Love you like a sister always. Here we have a story by a female misogynist. Apparently, after being raped in college in front of a group of frat boys, this woman's sorority "sisters" betrayed her trust and kicked her out of the house. Unfortunately, the author has used this as an excuse to refrain from cultivating female friendships. "Generally I feel a kind of skittish distrust and discomfort when dealing with most women, particularly women in packs," she writes. She sees her sorority's deplorable behavior as part of a larger pattern of women's deceitful nature:

We women swim in shark-infested waters of our own design. Often we don’t have a clue where we stand with one another — socially, as mothers, as colleagues — because we’re at once allies and foes.... How do we help our girls navigate the duplicitous female maze? How do we ensure that they behave authentically, respect humanity over fleeting alliances, and squash the nasty tribal instincts that can inflict lifelong distress?
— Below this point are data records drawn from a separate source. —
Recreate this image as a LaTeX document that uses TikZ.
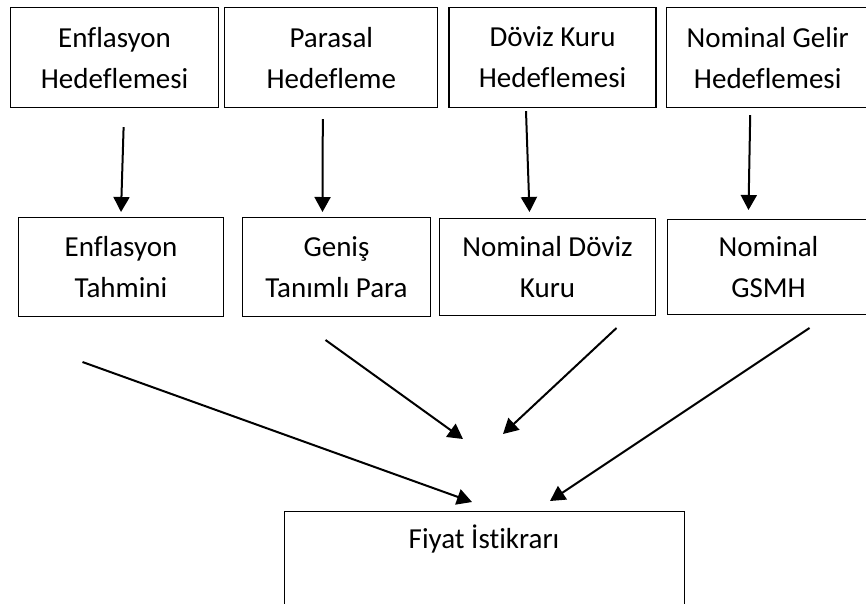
\documentclass[tikz,border=0pt]{standalone}
\usepackage{fontspec}
\setmainfont{Carlito}[Ligatures=NoCommon]
\usetikzlibrary{arrows.meta,positioning}

\begin{document}
\begin{tikzpicture}[
    x=1pt, y=-1pt,
    font=\fontsize{29}{41}\selectfont,
    target/.style={
        draw=black,
        line width=1.2pt,
        align=center,
        minimum height=100pt,
        inner sep=0pt
    },
    indicator/.style={
        draw=black,
        line width=1pt,
        align=center,
        minimum height=99pt,
        inner sep=0pt
    },
    goal/.style={
        draw=black,
        line width=1pt,
        minimum width=400pt,
        inner sep=0pt,
        text height=37pt,
        text depth=100pt
    },
    arrow/.style={-{Triangle[length=15pt, width=16pt]}, line width=2pt, draw=black}
]
\path[use as bounding box, clip] (0,0) rectangle (866,603);

\node[target, minimum width=208pt, anchor=north west] (enfhedef) at (10,7) {Enflasyon\\Hedeflemesi};
\node[target, minimum width=213pt, right=5pt of enfhedef] (parahedef) {Parasal\\Hedefleme};
\node[target, minimum width=207pt, right=10pt of parahedef] (dovizhedef) {Döviz Kuru\\Hedeflemesi};
\node[target, minimum width=203pt, right=9pt of dovizhedef] (gelirhedef) {Nominal Gelir\\Hedeflemesi};

\node[indicator, minimum width=205pt, anchor=north west] (enftahmin) at (18,217) {Enflasyon\\Tahmini};
\node[indicator, minimum width=188pt, right=18pt of enftahmin] (genispara) {Geniş\\Tanımlı Para};
\node[indicator, minimum width=216pt, minimum height=97pt, right=8pt of genispara] (dovizkuru) {Nominal Döviz\\Kuru};
\node[indicator, minimum width=202pt, minimum height=95pt, right=11pt of dovizkuru] (gsmh) {Nominal\\GSMH};

\node[goal, anchor=north] (fiyat) at (484,511) {Fiyat İstikrarı};

\draw[arrow] ([xshift=9pt, yshift=-19pt]enfhedef.south) -- ([yshift=5pt]enftahmin.north);
\draw[arrow] ([xshift=-8.5pt, yshift=-11pt]parahedef.south) -- ([xshift=-14pt, yshift=5pt]genispara.north);
\draw[arrow] ([xshift=-26.5pt, yshift=-3pt]dovizhedef.south) -- ([xshift=-18pt, yshift=6pt]dovizkuru.north);
\draw[arrow] ([xshift=-17.5pt, yshift=-7pt]gelirhedef.south) -- ([xshift=-20pt, yshift=9pt]gsmh.north);

\draw[arrow] ([xshift=-38.5pt, yshift=-45pt]enftahmin.south) -- ([xshift=-12pt, yshift=9pt]fiyat.north);
\draw[arrow] ([xshift=-11pt, yshift=-23pt]genispara.south) -- ([xshift=-21pt, yshift=72pt]fiyat.north);
\draw[arrow] ([xshift=69pt, yshift=-12pt]dovizkuru.south) -- ([xshift=19pt, yshift=77pt]fiyat.north);
\draw[arrow] ([xshift=41pt, yshift=-13pt]gsmh.south) -- ([xshift=66pt, yshift=10pt]fiyat.north);
\end{tikzpicture}
\end{document}
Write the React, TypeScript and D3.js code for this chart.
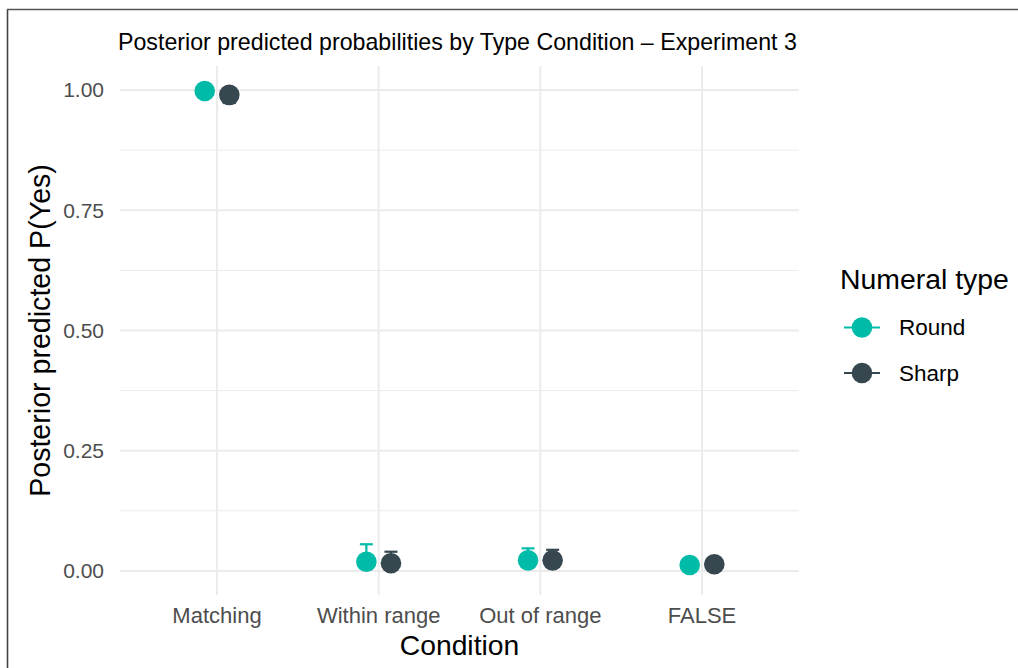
import React from "react";
import * as d3 from "d3";

const categories = ["Matching", "Within range", "Out of range", "FALSE"];
const seriesNames = ["Round", "Sharp"];
const seriesColors = ["#00BBA7", "#37474F"];
const roundMean = [0.998, 0.019, 0.022, 0.0125];
const roundLower = [0.99, 0.005, 0.008, 0.004];
const roundUpper = [1.0, 0.0555, 0.047, 0.02];
const sharpMean = [0.99, 0.016, 0.022, 0.014];
const sharpLower = [0.973, 0.005, 0.008, 0.005];
const sharpUpper = [0.999, 0.04, 0.044, 0.022];
const yTicks = [0, 0.25, 0.5, 0.75, 1.0];
const yMinorTicks = [0.125, 0.375, 0.625, 0.875];

const W = 1018, H = 668;
const panel = { left: 120, right: 799, top: 66, bottom: 595 };

export default function App() {
  const xp = d3.scalePoint().domain(categories).range([panel.left, panel.right]).padding(0.6);
  const y = d3.scaleLinear().domain([-0.05, 1.05]).range([panel.bottom, panel.top]);
  const dodge = 12.3;
  const series = [
    { name: seriesNames[0], color: seriesColors[0], mean: roundMean, lo: roundLower, hi: roundUpper, off: -dodge },
    { name: seriesNames[1], color: seriesColors[1], mean: sharpMean, lo: sharpLower, hi: sharpUpper, off: dodge },
  ];
  const font = "'Liberation Sans', Arial, sans-serif";
  const grid = "#EBEBEB";
  return (
    <svg width={W} height={H} style={{ position: "absolute", left: 0, top: 0, background: "#fff" }} fontFamily={font}>
      <rect x={0} y={0} width={W} height={H} fill="#fff" />
      <line x1={7.5} y1={9.5} x2={7.5} y2={H} stroke="#444" strokeWidth={1.6} />
      <line x1={7} y1={9.5} x2={W} y2={9.5} stroke="#555" strokeWidth={1.3} />
      {yMinorTicks.map((t) => (
        <line key={"m" + t} x1={panel.left} x2={panel.right} y1={y(t)} y2={y(t)} stroke={grid} strokeWidth={1} />
      ))}
      {yTicks.map((t) => (
        <line key={"g" + t} x1={panel.left} x2={panel.right} y1={y(t)} y2={y(t)} stroke={grid} strokeWidth={2} />
      ))}
      {categories.map((c) => (
        <line key={"v" + c} x1={xp(c)} x2={xp(c)} y1={panel.top} y2={panel.bottom} stroke={grid} strokeWidth={2} />
      ))}
      {yTicks.map((t) => (
        <text key={"t" + t} x={104} y={y(t)} dy="0.35em" textAnchor="end" fontSize={21} fill="#4D4D4D">
          {d3.format(".2f")(t)}
        </text>
      ))}
      {categories.map((c) => (
        <text key={"xl" + c} x={xp(c)} y={623} textAnchor="middle" fontSize={22} fill="#4D4D4D">
          {c}
        </text>
      ))}
      {series.map((s) =>
        categories.map((c, i) => {
          const cx = (xp(c) as number) + s.off;
          return (
            <g key={s.name + c}>
              <line x1={cx} x2={cx} y1={y(s.lo[i])} y2={y(s.hi[i])} stroke={s.color} strokeWidth={2.2} />
              <line x1={cx - 6.5} x2={cx + 6.5} y1={y(s.hi[i])} y2={y(s.hi[i])} stroke={s.color} strokeWidth={2.2} />
              <line x1={cx - 6.5} x2={cx + 6.5} y1={y(s.lo[i])} y2={y(s.lo[i])} stroke={s.color} strokeWidth={2.2} />
              <circle cx={cx} cy={y(s.mean[i])} r={10.3} fill={s.color} />
            </g>
          );
        })
      )}
      <text x={118} y={50} fontSize={23.2} fill="#000">
        Posterior predicted probabilities by Type Condition – Experiment 3
      </text>
      <text x={(panel.left + panel.right) / 2} y={655} textAnchor="middle" fontSize={28.3} fill="#000">
        Condition
      </text>
      <text
        transform={`translate(50, ${(panel.top + panel.bottom) / 2}) rotate(-90)`}
        textAnchor="middle"
        fontSize={28.6}
        fill="#000"
      >
        Posterior predicted P(Yes)
      </text>
      <text x={840} y={289} fontSize={28.4} fill="#000">Numeral type</text>
      {series.map((s, i) => {
        const ly = 327.5 + i * 45.5;
        return (
          <g key={"lg" + s.name}>
            <line x1={844} x2={880} y1={ly} y2={ly} stroke={s.color} strokeWidth={2.2} />
            <circle cx={862} cy={ly} r={10.3} fill={s.color} />
            <text x={899} y={ly} dy="0.35em" fontSize={22.5} fill="#000">{s.name}</text>
          </g>
        );
      })}
    </svg>
  );
}
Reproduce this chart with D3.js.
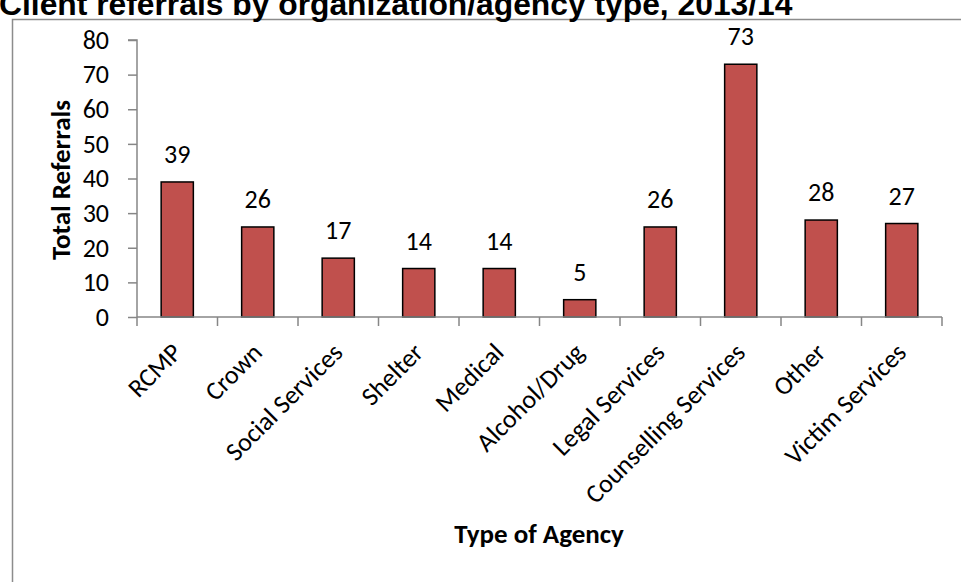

This article made me seethe because she so easily accepts the stereotype of women as inherently scheming and back-stabbing. Her experience will be seen as genuine; especially because she is highly educated, her opinion has more weight than the countless feminists who have fought this harmful stereotype for decades. Even though she was raped in a structure of female exploitation for men's pleasure, the fact that the frat brothers objected because she was unconscious and later apologized to her somehow frees them from any culpability. To her, men are angels and women demons because of a small pack of terrible human beings.

As a product of a woman's college--an environment which certainly cultivates aggression and competition--I have managed not to be the victim of this acrimonious femininity. Yes, I encountered some painfully spiteful people who effectively voted me off the island, but, unlike the author, I did not let one or two bad experiences label half the population as inherently treacherous.

Did her sorority sisters act reprehensibly? Yes, absolutely, without question. Has she let her early trauma deprive her of meaningful relationships with other women? Yes, absolutely, without question. Does she expect us to believe that she is the lone angel fish in a shark-infested sea? It's certainly possible. Either way, her article furthers the view of woman-as-untrustworthy and does nothing to ensure that either sex "respect humanity."